To the editor:
Though Cape Coral began in the late '50s, it did not have a fire department until the early '60s. Gulf American Land Corporation agreed to match dollar for dollar up to $5,000 for the construction of the first building. Letters were sent out asking for volunteer firefighters, each home was asked to voluntarily donate $10, and they even had a small carnival to help raise the money. Though this sounds very meager, it was a beginning for a community that wanted to protect itself and yet stay within its budget.
When someone reads something like this today it sounds almost magical. It sounds like something from a book. A place with low crime, golf, fishing, beaches, and Olympic swimming pool, and a yacht club to use for meeting place. A place where one could buy a house at a modest price and live out your golden years on a modest retirement income. This truly was Cape Coral.
What has happened to it today? Could this be the same place? It doesn't seem to resemble it. The 2012 consensus indicates that we have a population of 161, 248. And this is after the housing bubble burst. In the late '50s and early '60s the fair city of Cape Coral was guided by a few people who had operated successful small businesses. Then came some people who said the city needed to be led by politicians. Politicians then said the city needed to grow. Now what comes with growth: more pollution, higher crime, more traffic, etc.? Isn't this just exactly what we were trying to escape when we retired and moved to Cape Coral?

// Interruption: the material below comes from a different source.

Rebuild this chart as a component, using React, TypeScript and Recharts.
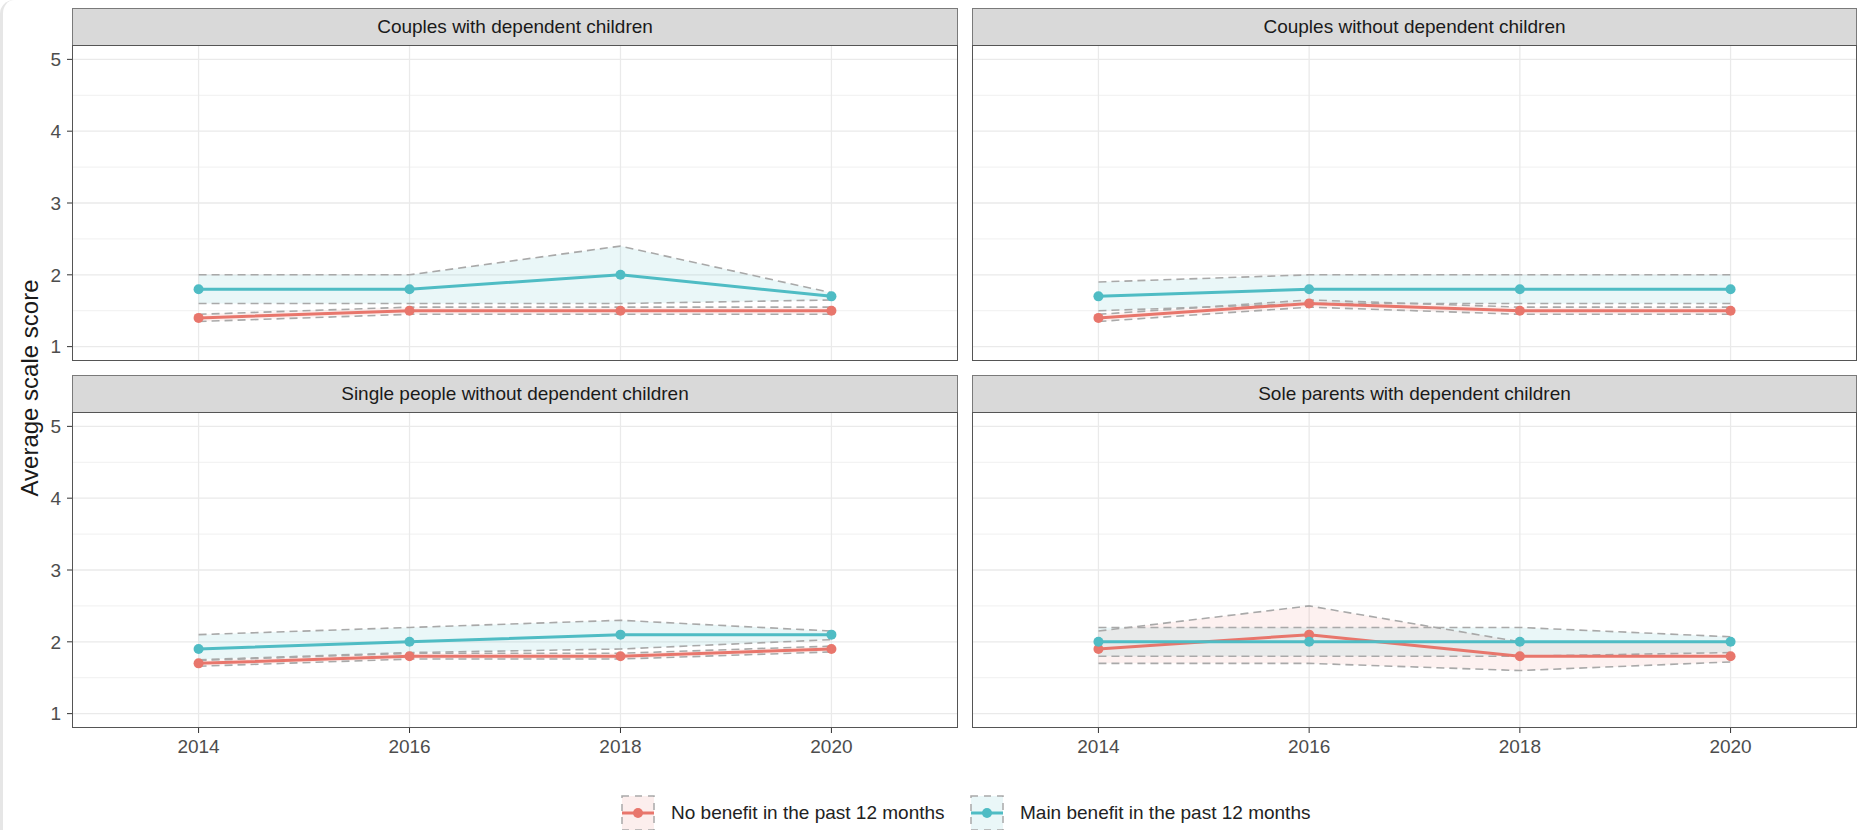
import React from 'react'
import {
  ComposedChart,
  Area,
  Line,
  XAxis,
  YAxis,
  CartesianGrid,
} from 'recharts'

const years = [2014, 2016, 2018, 2020]
const yTicks = [1, 2, 3, 4, 5]
const yMinor = [1.5, 2.5, 3.5, 4.5]

const panelTitles = [
  'Couples with dependent children',
  'Couples without dependent children',
  'Single people without dependent children',
  'Sole parents with dependent children',
]

// main benefit in the past 12 months (teal)
const cwdMain = [1.8, 1.8, 2.0, 1.7]
const cwdMainLo = [1.6, 1.6, 1.6, 1.65]
const cwdMainHi = [2.0, 2.0, 2.4, 1.75]
// no benefit (red)
const cwdNone = [1.4, 1.5, 1.5, 1.5]
const cwdNoneLo = [1.35, 1.45, 1.45, 1.45]
const cwdNoneHi = [1.45, 1.55, 1.55, 1.55]

const cwoMain = [1.7, 1.8, 1.8, 1.8]
const cwoMainLo = [1.5, 1.6, 1.6, 1.6]
const cwoMainHi = [1.9, 2.0, 2.0, 2.0]
const cwoNone = [1.4, 1.6, 1.5, 1.5]
const cwoNoneLo = [1.35, 1.55, 1.45, 1.45]
const cwoNoneHi = [1.45, 1.65, 1.55, 1.55]

const spwMain = [1.9, 2.0, 2.1, 2.1]
const spwMainLo = [1.75, 1.85, 1.9, 2.03]
const spwMainHi = [2.1, 2.2, 2.3, 2.15]
const spwNone = [1.7, 1.8, 1.8, 1.9]
const spwNoneLo = [1.66, 1.76, 1.76, 1.86]
const spwNoneHi = [1.74, 1.84, 1.84, 1.94]

const solMain = [2.0, 2.0, 2.0, 2.0]
const solMainLo = [1.8, 1.8, 1.8, 1.85]
const solMainHi = [2.2, 2.2, 2.2, 2.07]
const solNone = [1.9, 2.1, 1.8, 1.8]
const solNoneLo = [1.7, 1.7, 1.6, 1.72]
const solNoneHi = [2.15, 2.5, 2.0, 2.0]

const TEAL = '#4FBCC4'
const RED = '#E8766C'
const DASH = '#A9A9A9'
const FONT = '"Liberation Sans", Arial, Helvetica, sans-serif'

const buildRows = (
  main: number[], mainLo: number[], mainHi: number[],
  none: number[], noneLo: number[], noneHi: number[],
) =>
  years.map((year, i) => ({
    year,
    main: main[i],
    mainLo: mainLo[i],
    mainHi: mainHi[i],
    mainBand: [mainLo[i], mainHi[i]],
    none: none[i],
    noneLo: noneLo[i],
    noneHi: noneHi[i],
    noneBand: [noneLo[i], noneHi[i]],
  }))

const panels = [
  buildRows(cwdMain, cwdMainLo, cwdMainHi, cwdNone, cwdNoneLo, cwdNoneHi),
  buildRows(cwoMain, cwoMainLo, cwoMainHi, cwoNone, cwoNoneLo, cwoNoneHi),
  buildRows(spwMain, spwMainLo, spwMainHi, spwNone, spwNoneLo, spwNoneHi),
  buildRows(solMain, solMainLo, solMainHi, solNone, solNoneLo, solNoneHi),
]

// layout
const COL_X = [72, 972]
const COL_W = [886, 885]
const STRIP_Y = [8, 375]
const STRIP_H = 37
const PLOT_H = 316
const Y_AXIS_W = 72
const X_AXIS_H = 40

function Panel({ index }: { index: number }) {
  const col = index % 2
  const row = Math.floor(index / 2)
  const showY = col === 0
  const showX = row === 1
  const plotX = COL_X[col]
  const plotY = STRIP_Y[row] + STRIP_H
  const chartX = showY ? plotX - Y_AXIS_W : plotX
  const chartW = COL_W[col] + (showY ? Y_AXIS_W : 0)
  const chartH = PLOT_H + (showX ? X_AXIS_H : 0)
  const data = panels[index]

  return (
    <>
      <div
        style={{
          position: 'absolute',
          left: plotX,
          top: STRIP_Y[row],
          width: COL_W[col],
          height: STRIP_H,
          boxSizing: 'border-box',
          background: '#D9D9D9',
          border: '1.5px solid #7a7a7a',
          borderBottom: 'none',
          display: 'flex',
          alignItems: 'center',
          justifyContent: 'center',
          fontSize: 19,
          color: '#1A1A1A',
        }}
      >
        {panelTitles[index]}
      </div>
      <div style={{ position: 'absolute', left: chartX, top: plotY }}>
        <ComposedChart
          width={chartW}
          height={chartH}
          data={data}
          margin={{ top: 0, right: 0, bottom: 0, left: 0 }}
        >
          <CartesianGrid
            horizontalValues={yMinor}
            vertical={false}
            stroke="#F0F0F0"
            strokeWidth={1}
          />
          <CartesianGrid
            horizontalValues={yTicks}
            verticalValues={years}
            stroke="#EAEAEA"
            strokeWidth={1.3}
          />
          <XAxis
            dataKey="year"
            type="number"
            domain={[2012.8, 2021.2]}
            ticks={years}
            allowDataOverflow
            hide={!showX}
            height={X_AXIS_H}
            axisLine={false}
            tickSize={5}
            tickMargin={7}
            tickLine={{ stroke: '#333' }}
            tick={{ fill: '#4D4D4D', fontSize: 19, fontFamily: FONT }}
          />
          <YAxis
            type="number"
            domain={[0.8, 5.2]}
            ticks={yTicks}
            allowDataOverflow
            hide={!showY}
            width={Y_AXIS_W}
            axisLine={false}
            tickSize={5}
            tickMargin={6}
            tickLine={{ stroke: '#333' }}
            tick={{ fill: '#4D4D4D', fontSize: 19, fontFamily: FONT }}
          />
          <Area
            dataKey="noneBand"
            type="linear"
            stroke="none"
            fill={RED}
            fillOpacity={0.1}
            isAnimationActive={false}
            activeDot={false}
          />
          <Area
            dataKey="mainBand"
            type="linear"
            stroke="none"
            fill={TEAL}
            fillOpacity={0.12}
            isAnimationActive={false}
            activeDot={false}
          />
          {['noneLo', 'noneHi', 'mainLo', 'mainHi'].map((k) => (
            <Line
              key={k}
              dataKey={k}
              type="linear"
              stroke={DASH}
              strokeWidth={1.6}
              strokeDasharray="8 5"
              dot={false}
              activeDot={false}
              isAnimationActive={false}
            />
          ))}
          <Line
            dataKey="none"
            type="linear"
            stroke={RED}
            strokeWidth={3}
            dot={{ r: 5, fill: RED, stroke: RED, strokeWidth: 0 }}
            activeDot={false}
            isAnimationActive={false}
          />
          <Line
            dataKey="main"
            type="linear"
            stroke={TEAL}
            strokeWidth={3}
            dot={{ r: 5, fill: TEAL, stroke: TEAL, strokeWidth: 0 }}
            activeDot={false}
            isAnimationActive={false}
          />
        </ComposedChart>
      </div>
      <div
        style={{
          position: 'absolute',
          left: plotX,
          top: plotY,
          width: COL_W[col],
          height: PLOT_H,
          boxSizing: 'border-box',
          border: '1.5px solid #555',
          pointerEvents: 'none',
        }}
      />
    </>
  )
}

function LegendKey({ color }: { color: string }) {
  return (
    <svg width={34} height={36} style={{ display: 'block' }}>
      <rect x={1} y={1} width={32} height={34} fill={color} fillOpacity={0.12}
        stroke={DASH} strokeWidth={1.5} strokeDasharray="7 6" />
      <line x1={1} x2={33} y1={18} y2={18} stroke={color} strokeWidth={3} />
      <circle cx={17} cy={18} r={5} fill={color} />
    </svg>
  )
}

const legendItems = [
  { label: 'No benefit in the past 12 months', color: RED, x: 621 },
  { label: 'Main benefit in the past 12 months', color: TEAL, x: 970 },
]

export default function App() {
  return (
    <div
      style={{
        position: 'absolute',
        left: 0,
        top: 0,
        width: 1863,
        height: 830,
        background: '#fff',
        fontFamily: FONT,
        overflow: 'hidden',
      }}
    >
      {/* faint card edge on the left of the screenshot */}
      <div
        style={{
          position: 'absolute',
          left: 0,
          top: 0,
          width: 20,
          height: 860,
          borderLeft: '3px solid #E6E6E6',
          borderTopLeftRadius: 14,
          boxSizing: 'border-box',
        }}
      />
      {[0, 1, 2, 3].map((i) => (
        <Panel key={i} index={i} />
      ))}
      <div
        style={{
          position: 'absolute',
          left: 30 - 200,
          top: 388 - 15,
          width: 400,
          height: 30,
          lineHeight: '30px',
          textAlign: 'center',
          transform: 'rotate(-90deg)',
          fontSize: 24,
          color: '#1A1A1A',
        }}
      >
        Average scale score
      </div>
      {legendItems.map((item) => (
        <div
          key={item.label}
          style={{
            position: 'absolute',
            left: item.x,
            top: 795,
            height: 36,
            display: 'flex',
            alignItems: 'center',
            gap: 16,
            fontSize: 19,
            color: '#222',
            whiteSpace: 'nowrap',
          }}
        >
          <LegendKey color={item.color} />
          <span>{item.label}</span>
        </div>
      ))}
    </div>
  )
}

On August 5, 2013, the city of Cape Coral sent out a letter which began, printed in bold letters "This is not a bill." It then uses 3-1/2 legal size pages to explain to you the cost of things that you will be billed for in the near future! It uses language such as, mils, ad valorem, tier 1, tier 2, EBUs, section numbers of Florida statutes, and many other things that people will not understand unless they happen to be an accountant. Then they tell you there will be a public meeting on it so you can voice your opinion on the letter you didn't understand.